Japan has continued a close relationship with the United States, but in efforts to diversify and grow its economy, Japan has rebuilt relations with its Asian neighbors. The country has also maintained its place under the U.S. nuclear weapons "umbrella" while Japan still has not developed its military. This relationship has been strained as Japan has developed from a client to a competitor of the United States, which has removed some of the harmony between these two nations, while there remains substantial goodwill between the both. The end of the Cold War allowed Japan to pursue an independent China policy, especially in 1978 when the first set of economic pacts was established, and by the early 1990s, China was Japan's second-largest trading partner after the United States. However, since then, tensions between the two countries have risen.

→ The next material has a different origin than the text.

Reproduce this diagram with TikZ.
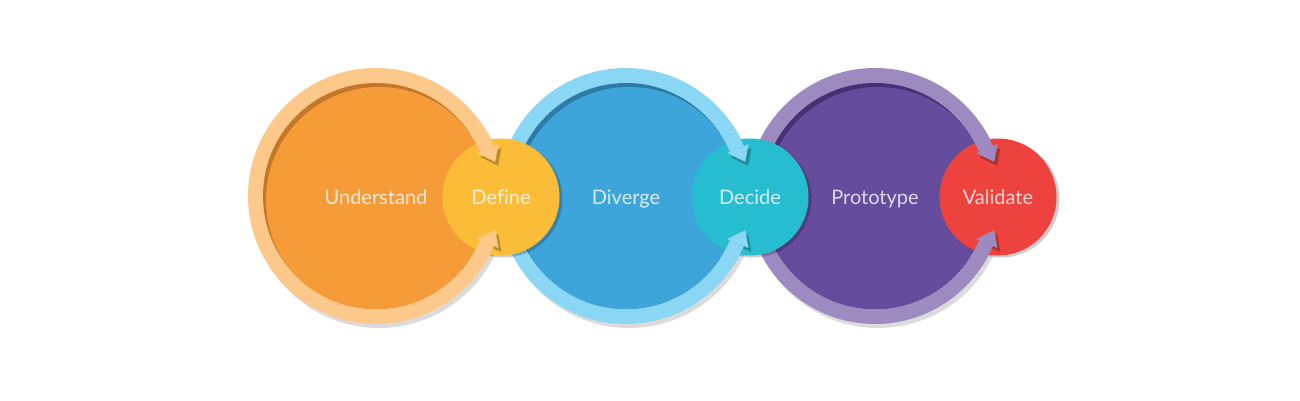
\documentclass[tikz,border=0pt]{standalone}
\usepackage{fontspec}
\setmainfont[Ligatures=NoCommon]{Lato}
\usepackage{xcolor}
\usepackage{tikz}
\usetikzlibrary{positioning}

\definecolor{undRing}{HTML}{FDC98A}
\definecolor{undMain}{HTML}{F59B37}
\definecolor{undDark}{HTML}{C47728}
\definecolor{defCol}{HTML}{FBBD38}
\definecolor{divRing}{HTML}{8AD7F5}
\definecolor{divMain}{HTML}{3DA5DA}
\definecolor{divDark}{HTML}{2C7CA6}
\definecolor{decCol}{HTML}{27BDD1}
\definecolor{proRing}{HTML}{9C8AC0}
\definecolor{proMain}{HTML}{654C9C}
\definecolor{proDark}{HTML}{463272}
\definecolor{valCol}{HTML}{EE423E}

\tikzset{
  shadow/.style={fill=black, opacity=0.14},
  stage/.style={circle, inner sep=0pt, text=white, text opacity=0.78,
    text height=14pt, text depth=0pt, font=\fontsize{20}{24}\selectfont},
}

\begin{document}
\begin{tikzpicture}[x=1pt, y=1pt]
\useasboundingbox (0,0) rectangle (1300,400);

% big circles with their rings
\foreach \name/\x/\ring/\main/\dark/\txt in {understand/376/undRing/undMain/undDark/Understand,
    diverge/626/divRing/divMain/divDark/Diverge, prototype/875/proRing/proMain/proDark/Prototype} {
  \fill[shadow] (\x+3,200) circle (128);
  \node[stage, fill=\ring, minimum size=256pt] (\name-ring) at (\x,204) {};
  \begin{scope}
    \clip (\x,204) circle (113);
    \fill[\dark] (\x,204) circle (113);
    \fill[\main] (\x+3,200) circle (113);
  \end{scope}
  \node[stage] (\name) at (\x,203) {\txt};
}

% small circles
\foreach \name/\x/\col/\txt in {define/501/defCol/Define, decide/750/decCol/Decide,
    validate/998/valCol/Validate} {
  \fill[shadow, opacity=0.2] (\x+3,201) circle (58.5);
  \node[stage, fill=\col, minimum size=117pt] (\name) at (\x,203) {\txt};
}

% arrow ends of the rings
\foreach \name/\ring in {understand/undRing, diverge/divRing, prototype/proRing} {
  \begin{scope}[shift={(\name-ring.center)}]
    \foreach \s in {1,-1} {
      \fill[shadow, opacity=0.25, shift={(3,-4)}] (\s*23:110) -- (\s*16:124) -- (\s*23:133) -- cycle;
      \draw[\ring, line width=15pt] (\s*34:120.5) arc (\s*34:\s*23:120.5);
      \fill[\ring] (\s*23:110) -- (\s*16:124) -- (\s*23:133) -- cycle;
    }
  \end{scope}
}
\end{tikzpicture}
\end{document}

Japan also solidified its ties with other Asian countries as they industrialized, especially South Korea, Taiwan, Singapore, and Hong Kong. However, Japan stopped having a formal relationship with Taiwan after 1978. The late twentieth century also saw Japan work to solidify relations with its southeast Asian neighbors, although those relations carry lingering resentment from Japan's World War II actions and from insensitive attitudes of Japanese businessmen when they toured the region in the 1960s and 1970s. Japan's role in the world also increased in 1991, when troops from Japan's Self-Defense Forces participated in a UN peacekeeping operation, the first time since World War II Japanese forces had ventured overseas. Similarly, Japan has taken on larger roles in international bodies, such as the OECD, International Monetary Fund, World Bank, World Trade Organization, and United Nations.